Wednesday, February 15, 2012

February Mash-Up: an examination of holidays and traditions

Chocolate Valentines
     Valentine's Day is a welcome brightness to a dreary February.  Although I'm not completely devoted to this holiday of romantic love, I do enjoy the cheery colors, cut paper decorations, and the snarky conversation heart candy.  In grade school I was much more fond of the holiday and met it with great anticipation and expectation.  I was an expert at reading into those clever superhero messages.  "You Make My Spidey Senses Tingle" was enough to give me hope for weeks to come.  As an adult the holiday means little more to me than an excuse to put away red and green and pull out red . . . and pink, and purple.  Furthermore, it is challenging to find romance in the thick of the zealous marketing efforts of clever card and candy companies.  So why do we celebrate romantic love on the 14th of February, what is its origin, and what does a Roman, Christian martyr have to do with any of it?
    Actually there is evidence of three St. Valentines, all martyred and possessing legends relating empathy and perhaps romantic love.  However, the establishment of a feast day was motivated by more than their lives and deeds.  It seems that the fifth century Pope Gelasius purposefully declared the 14th of February devoted to one of these martyrs as a counter to the popular Roman ritual of Lupercalia which occurred February 13 -15.  As is often the case, the Christian feast day was established as a means to de-emphasize its pagan predecessor.  Although the two holidays share a day on the calendar, they have little else in common.
     Lupercalia's inception dates back to the 5th century BC, and the tradition endured until 5th century AD with the official initiation of St.
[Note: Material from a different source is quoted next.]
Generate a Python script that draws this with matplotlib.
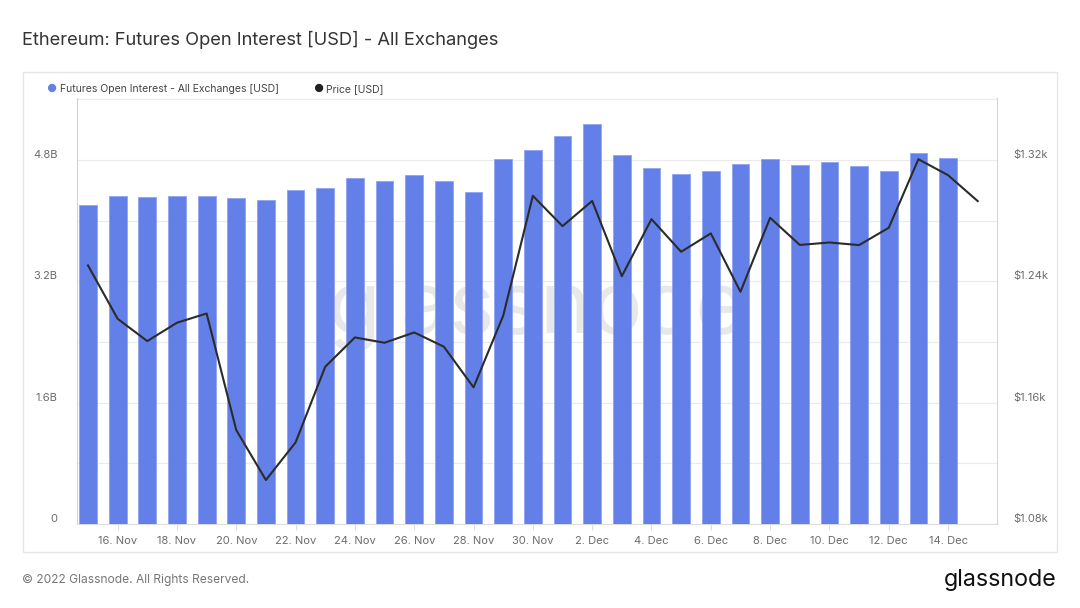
import matplotlib.pyplot as plt
from matplotlib.patches import Rectangle
import numpy as np

plt.rcParams['font.family'] = ['Inter', 'DejaVu Sans']

# daily data, 15 Nov - 15 Dec 2022
dates = ['15. Nov', '16. Nov', '17. Nov', '18. Nov', '19. Nov', '20. Nov', '21. Nov',
         '22. Nov', '23. Nov', '24. Nov', '25. Nov', '26. Nov', '27. Nov', '28. Nov',
         '29. Nov', '30. Nov', '1. Dec', '2. Dec', '3. Dec', '4. Dec', '5. Dec',
         '6. Dec', '7. Dec', '8. Dec', '9. Dec', '10. Dec', '11. Dec', '12. Dec',
         '13. Dec', '14. Dec', '15. Dec']
open_interest = [4.20, 4.32, 4.31, 4.32, 4.32, 4.30, 4.27, 4.40, 4.43, 4.56,
                 4.52, 4.60, 4.52, 4.38, 4.81, 4.93, 5.11, 5.28, 4.87, 4.70,
                 4.61, 4.66, 4.75, 4.81, 4.73, 4.77, 4.72, 4.66, 4.89, 4.82]
price = [1250.5, 1215.3, 1200.6, 1212.7, 1218.8, 1141.9, 1109.0, 1133.8, 1183.7, 1203.0,
         1199.5, 1206.3, 1196.9, 1170.1, 1217.3, 1296.4, 1276.4, 1293.0, 1243.4, 1281.0,
         1259.5, 1271.6, 1233.1, 1281.9, 1264.0, 1265.6, 1263.9, 1275.3, 1320.5, 1310.0,
         1292.9]

left_ticks = [0, 1.6, 3.2, 4.8]
left_labels = ['0', '1.6B', '3.2B', '4.8B']
right_ticks = [1080, 1160, 1240, 1320]
right_labels = ['$1.08k', '$1.16k', '$1.24k', '$1.32k']

blue = '#6380e9'
grey_txt = '#6b6b6b'

fig = plt.figure(figsize=(10.8, 6.08), dpi=100)
fig.patch.set_facecolor('white')

# card border
fig.patches.append(Rectangle((23 / 1080, 1 - 552 / 608), 1034 / 1080, 480 / 608,
                             transform=fig.transFigure, fill=False,
                             edgecolor='#e6e6e6', linewidth=1))

ax = fig.add_axes([77 / 1080, 1 - 524 / 608, 920 / 1080, 426 / 608])
ax2 = ax.twinx()

x = np.arange(len(dates))
ax.bar(x[:len(open_interest)], open_interest, width=0.6, color=blue,
       edgecolor='#8fa3f0', linewidth=0.6, zorder=3)
ax2.plot(x, price, color='#2b2b2b', linewidth=1.5, zorder=4)

ax.set_xlim(-0.37, 30.65)
ax.set_ylim(0, 4.8 * 426 / 364)
ax2.set_ylim(1080, 1080 + 240 * 426 / 364)

ax.set_yticks(left_ticks)
ax.set_yticklabels(left_labels)
ax.set_yticks(np.arange(0.8, 5.61, 0.8), minor=True)
ax.grid(axis='y', which='both', color='#ebebeb', linewidth=0.8, zorder=0)
ax2.set_yticks(right_ticks)
ax2.set_yticklabels(right_labels)

ax.set_xticks(x[1::2])
ax.set_xticklabels(dates[1::2])

for a in (ax, ax2):
    a.tick_params(axis='both', which='both', length=0, colors=grey_txt, labelsize=8)
    for s in a.spines.values():
        s.set_visible(False)
    for lab in a.get_yticklabels():
        lab.set_va('bottom')
ax.tick_params(axis='y', pad=14)
ax2.tick_params(axis='y', pad=12)
ax.tick_params(axis='x', pad=5)
ax.tick_params(axis='x', which='major', length=4, color='#dddddd')

ax.spines['left'].set_visible(True)
ax.spines['left'].set_color('#c7d0fa')
ax.spines['bottom'].set_visible(True)
ax.spines['bottom'].set_color('#dddddd')
ax2.spines['right'].set_visible(True)
ax2.spines['right'].set_color('#d5d5d5')

# watermark
ax.text(0.5, 0.5, 'glassnode', transform=ax.transAxes, fontsize=62,
        color='#e8e8e8', ha='center', va='center', zorder=1)

# title
fig.text(22 / 1080, 1 - 40 / 608, 'Ethereum: Futures Open Interest [USD] - All Exchanges',
         fontsize=13.2, color='#333333', va='center', ha='left')

# legend
fig.text(51 / 1080, 1 - 89 / 608, '\u25cf', color=blue, fontsize=8, va='center', ha='center')
fig.text(60 / 1080, 1 - 89 / 608, 'Futures Open Interest - All Exchanges [USD]',
         color='#444444', fontsize=7.5, va='center', ha='left')
fig.text(318 / 1080, 1 - 89 / 608, '\u25cf', color='#222222', fontsize=8, va='center', ha='center')
fig.text(326 / 1080, 1 - 89 / 608, 'Price [USD]', color='#444444', fontsize=7.5,
         va='center', ha='left')

# footer
fig.text(22 / 1080, 1 - 580 / 608, '\u00a9 2022 Glassnode. All Rights Reserved.',
         color='#777777', fontsize=8.65, va='center', ha='left')
fig.text(1057 / 1080, 1 - 580 / 608, 'glassnode', color='#111111', fontsize=16.8,
         va='center', ha='right')

fig.savefig('out.png', dpi=100)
Valentine's Day.  In the old Roman calendar, February rounded out the year.  As the etymology of February indicates,  this month was dedicated to purification in preparation for the new year.  (Februa means month of purification.)   Lupercalia's ceremonies referenced the founding of Rome.  Luper meaning wolf, was set in the cave in which the legendary she-wolf nursed the founders of the eternal city, Romulus and Remus.  In the same cave they sacrificed a goat for fertility and a dog for purity.  The blood of the goat was smeared on the foreheads of two naked priests called Luperci and then wiped clean with wool dipped in milk.  The Luperci would then commence in chasing young women around the Palatine hill whipping their exposed backs with strips of goat skin.  This gesture (probably symbolic of rape) brought good luck, purification, and fertility to women recently married or barren.  After feasting and other revelry, some believe that there was a lottery to match eligible young adults together ,and at the end of the year, these pairings would often result in marriage.  In other words, it was for ancient Rome.
     The perseverance  of Lupercalia is stunning.  Although the population who practiced the rituals changed through its thousand years from patrician families to commoners, it survived through centuries of Christianity.  It required banishment dictated by the Pope and the establishment of St. Valentine's day to really squelch the tradition.  Ironically, in 1969 the Pope removed February 14th as one of its feast days and thereby disassociated the church from the secular ritual that has evolved over the last seven centuries.  It was Chaucer and the people of the middle ages who popularized romantic love, and somehow between Chaucer's love poem and the belief that February was the month of breeding birds that February 14th was associated with Romantic love.  In recognition of their popular saint they gifted cards and baked treats for one another in gray Februaries which must have been particularly gloomy in the dark ages. 
     What will happen to our February rituals and holidays over the next centuries?  In what traditions will we continue to partake and which ones will become obsolete?  One thing is for certain, if latest scientific studies are accurate, romantic love is biologically addictive.  Hence, we will be forever finding and inventing ways to get our fix whether it be through the thrill of a chase or the words of a poem.
      A few weeks ago, I had a haunting dream in which I was being hunted by a haggard wolf with a steely gaze.  She watched me very carefully and closely followed me no matter how I tried to escape.  My only defensive action was to shield my toddler from her hungry jaws.  It is only now after researching Lupercalia that I am reminded that the wolf was the Lupa of early Rome.  I have sympathy for her now as I imagine her pulling those quivering twins out of the Tiber and generously nursing them in her protective cave.  Now that is love.